Since late 2016, various major cities across China have adopted a raft of measures ranging from higher mortgage down payments to increased interest rates and price intervention in an attempt to stabilise prices and the property market.

Hong Hao, chief strategist at Bocom International, said previous measures that targeted top-tier cites such as Beijing and Shanghai had forced some of the hot money to find their way into smaller cities, which in turn led to policy tightening expanding to more markets to curb speculation and financial risks.

“The overall mortgage sector has grown too fast, with the average household leverage having already reached nearly 60 per cent,” he said.

With the influx of hot money and a limited new supply due to the government’s destocking efforts in the past two years, there are signs of “panic buying” in some lower-tier cities, warned Alan Jin, property analyst at Mizuho Securities.

The total housing stock in 80 Chinese cities tracked by E-house China R&D Institute dropped 11 per cent year on year to 402 million square metre at the end of July, the lowest level since September 2013.

Jin stressed that policy tightening are necessary in certain mid- and small-sized cities as irrational market sentiments are more actual and serious than reflected through the government monthly data.

In Xian, the capital of northwest China’s Shaanxi Province for example, prices for some new projects had surged 50 per cent in the past year, he said.

The fresh round of tightening comes at a politically sensitive time, ahead of the Communist Party congress next month in which President Xi Jinping is expected to further consolidate his power. It also raised renewed concerns that the government is getting increasingly tougher on the property sector.

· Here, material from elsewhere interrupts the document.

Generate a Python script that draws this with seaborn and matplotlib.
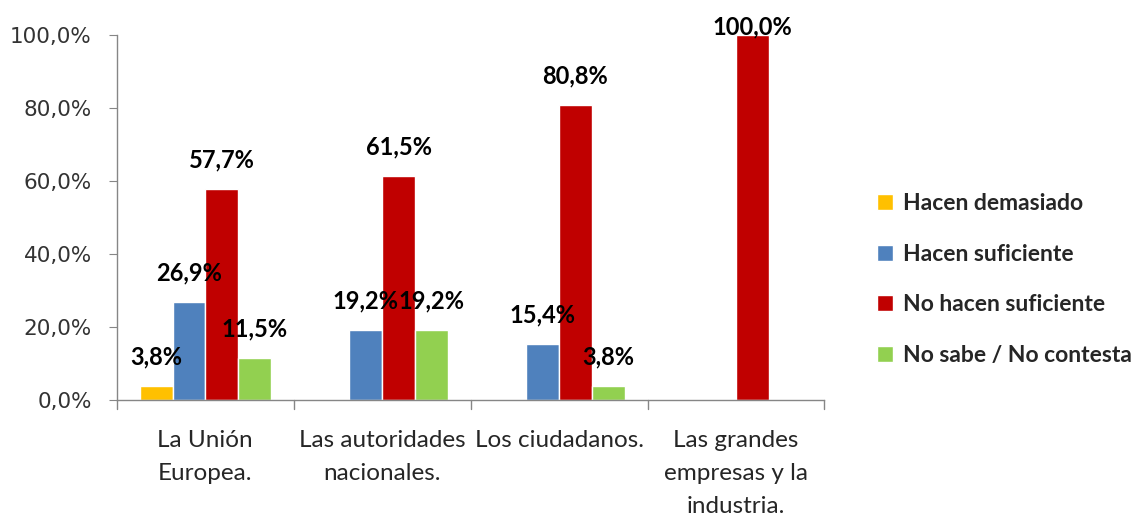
import pandas as pd
import matplotlib
matplotlib.use("Agg")
import matplotlib.pyplot as plt
import seaborn as sns
from matplotlib.ticker import FuncFormatter

# --- Data ---
categories = ["La Unión\nEuropea.", "Las autoridades\nnacionales.",
              "Los ciudadanos.", "Las grandes\nempresas y la\nindustria."]
series = ["Hacen demasiado", "Hacen suficiente", "No hacen suficiente", "No sabe / No contesta"]
hacen_demasiado = [3.8, 0.0, 0.0, 0.0]
hacen_suficiente = [26.9, 19.2, 15.4, 0.0]
no_hacen_suficiente = [57.7, 61.5, 80.8, 100.0]
no_sabe = [11.5, 19.2, 3.8, 0.0]
colors = ["#FFC000", "#4F81BD", "#C00000", "#92D050"]

values = [hacen_demasiado, hacen_suficiente, no_hacen_suficiente, no_sabe]
rows = []
for s, vals in zip(series, values):
    for c, v in zip(categories, vals):
        rows.append({"Categoria": c, "Serie": s, "Valor": v / 100})
df = pd.DataFrame(rows)

sns.set_style("white")
plt.rcParams["font.family"] = ["Lato", "DejaVu Sans"]

fig = plt.figure(figsize=(11.34, 5.18), dpi=100)
ax = fig.add_axes([0.103, 0.228, 0.624, 0.704])

sns.barplot(data=df, x="Categoria", y="Valor", hue="Serie", order=categories,
            hue_order=series, palette=colors, width=0.74, saturation=1,
            ax=ax, legend=True)

# data labels (only for non-zero bars)
for cont in ax.containers:
    for bar in cont:
        h = bar.get_height()
        if h <= 0:
            continue
        y = min(h + 0.08, 1.022)
        ax.text(bar.get_x() + bar.get_width() / 2, y,
                f"{h * 100:.1f}%".replace(".", ","),
                ha="center", va="center", fontsize=17, fontweight="bold",
                color="black", clip_on=False)

ax.set_ylim(0, 1)
ax.set_xlim(-0.5, 3.5)
ax.set_yticks([0, 0.2, 0.4, 0.6, 0.8, 1.0])
ax.yaxis.set_major_formatter(FuncFormatter(lambda v, p: f"{v * 100:.1f}%".replace(".", ",")))
ax.tick_params(axis="y", labelsize=15.5, labelcolor="#333333", length=6, color="#868686",
               direction="out", left=True, pad=12)
for lab in ax.get_yticklabels():
    lab.set_family(["DejaVu Sans"])

ax.set_xticks([0, 1, 2, 3])
ax.set_xticklabels(categories, fontsize=17.5, linespacing=1.7)
ax.tick_params(axis="x", length=0, pad=22)
for b in [-0.5, 0.5, 1.5, 2.5, 3.5]:
    ax.plot([b, b], [0, -0.025], color="#868686", lw=1, clip_on=False, transform=ax.get_xaxis_transform())

ax.set_xlabel("")
ax.set_ylabel("")
for side in ["top", "right"]:
    ax.spines[side].set_visible(False)
for side in ["left", "bottom"]:
    ax.spines[side].set_color("#868686")
    ax.spines[side].set_linewidth(1)

ax.legend(loc="center left", bbox_to_anchor=(1.045, 0.33), frameon=False,
          prop={"size": 16.5, "weight": "bold"}, handlelength=0.7, handleheight=0.7,
          handletextpad=0.45, labelspacing=1.3)

fig.savefig("out.png", dpi=100)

But Wang Tao, chief China economist with UBS, said the actual effect of the recent tightening would be mild as Beijing does not intend to see a market crash.

“The ban on reselling will only affect property speculators, not the self-users,” she said.

The government was ensuring the ongoing development of the market, she said, pointing to the example of the mass redevelopment of shanty areas in various cities that have created huge new housing demand.